The scratch-cooking grandma trended modern in other ways; she worked full-time as an accountant when most mothers at the time didn't.  But she also valued traditional the skills she had been taught as a girl - crocheting doilies way beyond their fashionable era, scrambling my grandfather's eggs before heading off to work each morning, triple-rinsing massive amounts of collards to cook in a large pot all day, and making wonderful cornbread and biscuits, at least when her son and grandchildren were visiting. 

While I was closer to the biscuits-in-a-can grandmother, I have prided myself in cooking more like the scratch cooking, crafty one. I love the tools of the trade - pastry cutters, whisks, and elbow grease - and have used them extensively over many years of cooking for family, friends, and larger gatherings.

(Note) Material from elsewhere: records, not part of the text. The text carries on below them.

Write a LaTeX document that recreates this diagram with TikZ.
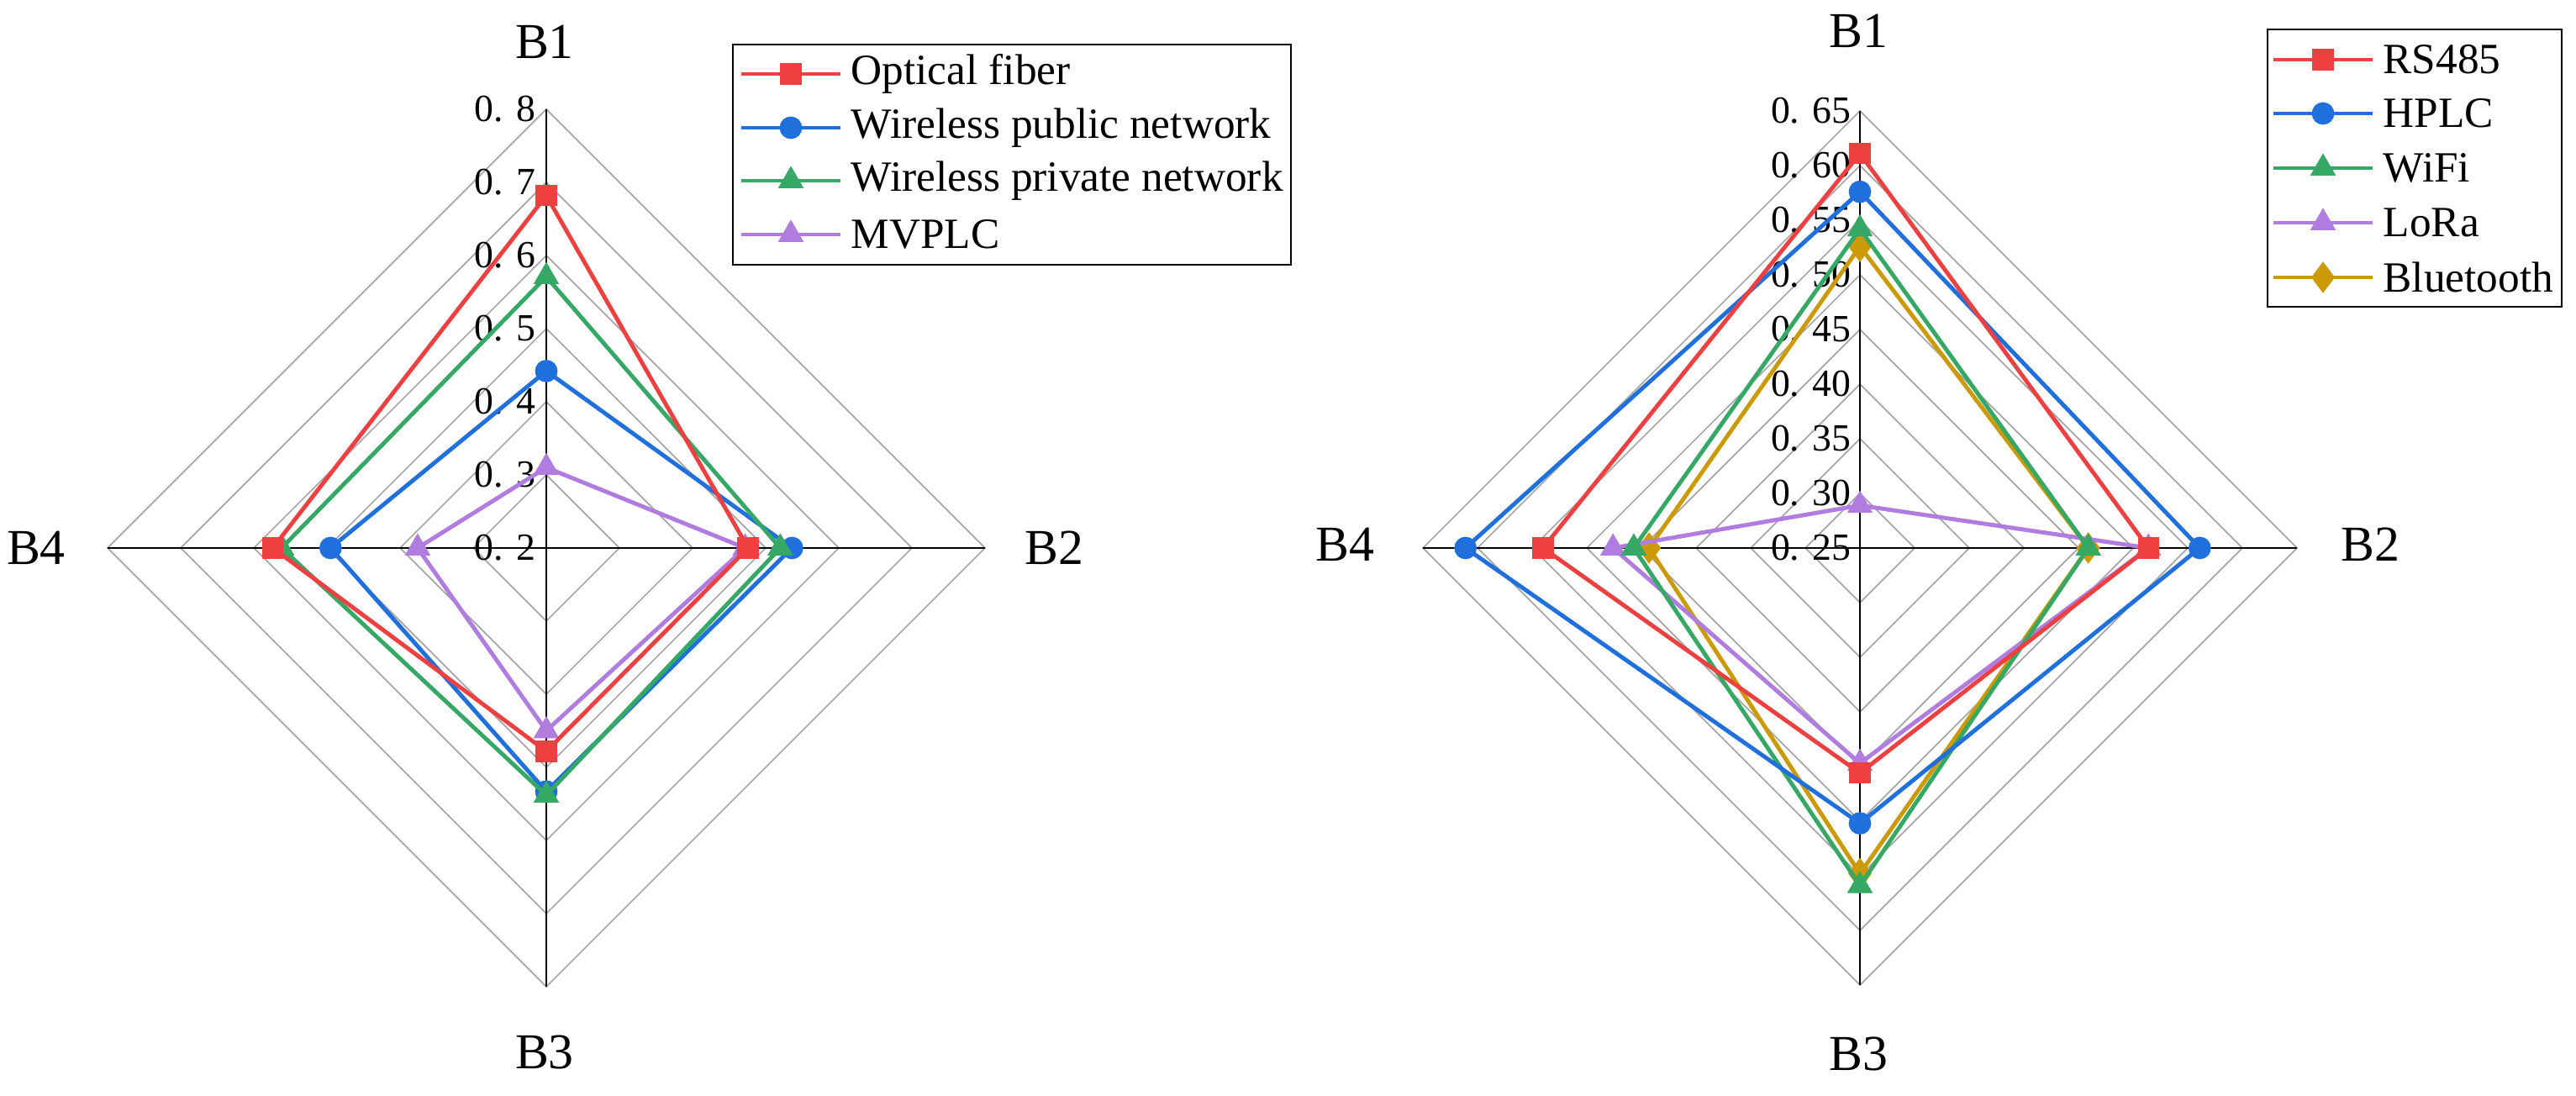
\documentclass[tikz,border=0pt]{standalone}
\usepackage{fontspec}
\setmainfont{Liberation Serif}
\usetikzlibrary{plotmarks}
\definecolor{cR}{HTML}{EE4040}
\definecolor{cB}{HTML}{1F6FDC}
\definecolor{cG}{HTML}{35A866}
\definecolor{cP}{HTML}{B07CE0}
\definecolor{cY}{HTML}{CC9A06}
\tikzset{
  grid/.style={gray!70,line width=0.5pt},
  ax/.style={black,line width=0.8pt},
  ser/.style={line width=1.4pt,line join=round},
  blab/.style={font=\fontsize{17}{19}\selectfont},
  tick/.style={font=\fontsize{13}{14}\selectfont,anchor=east,inner sep=0pt},
  leg/.style={font=\fontsize{14.6}{16}\selectfont,anchor=west,inner sep=0pt},
  mSq/.style={mark=square*,mark size=3.4pt},
  mCi/.style={mark=*,mark size=3.6pt},
  mTr/.style={mark=triangle*,mark size=4.6pt},
  mIt/.style={mark=triangle*,mark size=4.6pt,every mark/.append style={rotate=180}},
  mDi/.style={mark=diamond*,mark size=5pt},
}
\newcommand\rdr[6]{%
  \pgfmathsetmacro\ra{(#3-\vmin)/\vrng*\RR}%
  \pgfmathsetmacro\rb{(#4-\vmin)/\vrng*\RR}%
  \pgfmathsetmacro\rc{(#5-\vmin)/\vrng*\RR}%
  \pgfmathsetmacro\rd{(#6-\vmin)/\vrng*\RR}%
  \draw[ser,#1] (\cx,\cy-\ra) -- (\cx+\rb,\cy) -- (\cx,\cy+\rc) -- (\cx-\rd,\cy) -- cycle;
  \path plot[only marks,#2,mark options={#1,fill=#1}] coordinates {(\cx,\cy-\ra) (\cx+\rb,\cy) (\cx,\cy+\rc) (\cx-\rd,\cy)};
}
\newcommand\legentry[5]{% x0 y color markstyle text
  \draw[ser,#3] (#1,#2) -- ++(118,0);
  \path plot[only marks,#4,mark options={#3,fill=#3}] coordinates {(#1+59,#2)};
  \node[leg] at (#1+130,#2) {#5};
}
\begin{document}
\begin{tikzpicture}[x=0.01cm,y=-0.01cm]
\useasboundingbox (0,0) rectangle (3065,1304);
% ---------- left chart
\def\cx{650}\def\cy{652}\def\RR{522}\def\vmin{0.2}\def\vrng{0.6}
\foreach \k in {1,...,6}{
  \pgfmathsetmacro\r{\k*87}
  \draw[grid] (\cx,\cy-\r) -- (\cx+\r,\cy) -- (\cx,\cy+\r) -- (\cx-\r,\cy) -- cycle;}
\draw[ax] (\cx,\cy-\RR) -- (\cx,\cy+\RR);
\draw[ax] (\cx-\RR,\cy) -- (\cx+\RR,\cy);
\foreach \k/\t in {0/0. 2,1/0. 3,2/0. 4,3/0. 5,4/0. 6,5/0. 7,6/0. 8}
  \node[tick] at (\cx-12,\cy-\k*87) {\t};
\node[blab] (lb1) at (648,50) {B1};
\node[blab] (lb2) at (1254,652) {B2};
\node[blab] (lb3) at (648,1252) {B3};
\node[blab] (lb4) at (43,652) {B4};
\rdr{cP}{mIt}{0.31}{0.472}{0.45}{0.376}
\rdr{cB}{mCi}{0.442}{0.536}{0.533}{0.495}
\rdr{cG}{mTr}{0.571}{0.52}{0.538}{0.562}
\rdr{cR}{mSq}{0.682}{0.476}{0.478}{0.574}
\draw[line width=0.6pt,fill=white] (872,53) rectangle (1536,315);
\legentry{882}{88}{cR}{mSq}{Optical fiber}
\legentry{882}{152}{cB}{mCi}{Wireless public network}
\legentry{882}{215}{cG}{mTr}{Wireless private network}
\legentry{882}{279}{cP}{mIt}{MVPLC}
% ---------- right chart
\def\cx{2213}\def\cy{652}\def\RR{520}\def\vmin{0.25}\def\vrng{0.4}
\foreach \k in {1,...,8}{
  \pgfmathsetmacro\r{\k*65}
  \draw[grid] (\cx,\cy-\r) -- (\cx+\r,\cy) -- (\cx,\cy+\r) -- (\cx-\r,\cy) -- cycle;}
\draw[ax] (\cx,\cy-\RR) -- (\cx,\cy+\RR);
\draw[ax] (\cx-\RR,\cy) -- (\cx+\RR,\cy);
\foreach \k/\t in {0/0. 25,1/0. 30,2/0. 35,3/0. 40,4/0. 45,5/0. 50,6/0. 55,7/0. 60,8/0. 65}
  \node[tick] at (\cx-10,\cy-\k*65) {\t};
\node[blab] (rb1) at (2211,37) {B1};
\node[blab] (rb2) at (2820,648) {B2};
\node[blab] (rb3) at (2211,1254) {B3};
\node[blab] (rb4) at (1600,648) {B4};
\rdr{cY}{mDi}{0.526}{0.459}{0.548}{0.443}
\rdr{cP}{mIt}{0.289}{0.514}{0.447}{0.476}
\rdr{cG}{mTr}{0.542}{0.459}{0.559}{0.457}
\rdr{cB}{mCi}{0.576}{0.561}{0.502}{0.611}
\rdr{cR}{mSq}{0.611}{0.514}{0.456}{0.54}
\draw[line width=0.6pt,fill=white] (2698,35) rectangle (3048,365);
\legentry{2705}{71}{cR}{mSq}{RS485}
\legentry{2705}{135}{cB}{mCi}{HPLC}
\legentry{2705}{200}{cG}{mTr}{WiFi}
\legentry{2705}{265}{cP}{mIt}{LoRa}
\legentry{2705}{330}{cY}{mDi}{Bluetooth}
\end{tikzpicture}
\end{document}
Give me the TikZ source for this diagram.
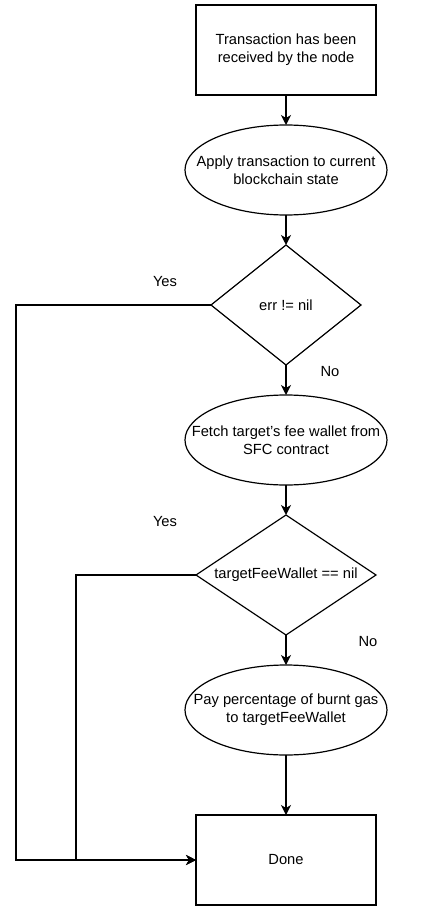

But, as a grandmother myself now, I have grown more flexible - or maybe just tired. Anyway, my grandmother's biscuits came out fine (and took a lot less time!) with a food processor. But have it your way, just like Leta and Zona did. 

Buttermilk Biscuits

  • 2 cups flour
  • 1 tbsp baking powder
  • 1 tsp baking soda
  • 1 tsp salt
  • 5 tbsp butter, cut in little pieces (my grandmother's recipe calls for "Crisco" (shortening), which I don't use. I bet my great-grandmother used lard)
  • 3/4-1 cup buttermilk (yogurt actually works in a pinch)
  • A little more flour to roll dough out on. 

The old way: Mix together flour, baking powder, baking soda, and salt. Cut butter into little pieces and, using two knives or a pastry cutter, cut into flour until dough resembles small peas.  Stir in buttermilk, a little at a time, just till dough holds together.  Roll out on "floured board" (kitchen counter) till a little less than an inch thick. But with a biscuit cutter (round cookie cutter or glass that's been dipped in flour). Place on greased cookie sheet and bake 7-10 minutes till bottoms are brown and the rest is golden. 

New way: Put dry ingredients into food processor and give it a quick pulse. Add butter and pulse 2 or 3 times till dough looks like sand (it is too quick for me to stop at pea-size). Add buttermilk (I used just a little over 3/4 cup) and give it another quick pulse. Out it goes onto the "floured board," and the rest is the same. 

These taste best straight from the oven, second-best halved and toasted. If you really want to go Southern, drizzle with cane syrup.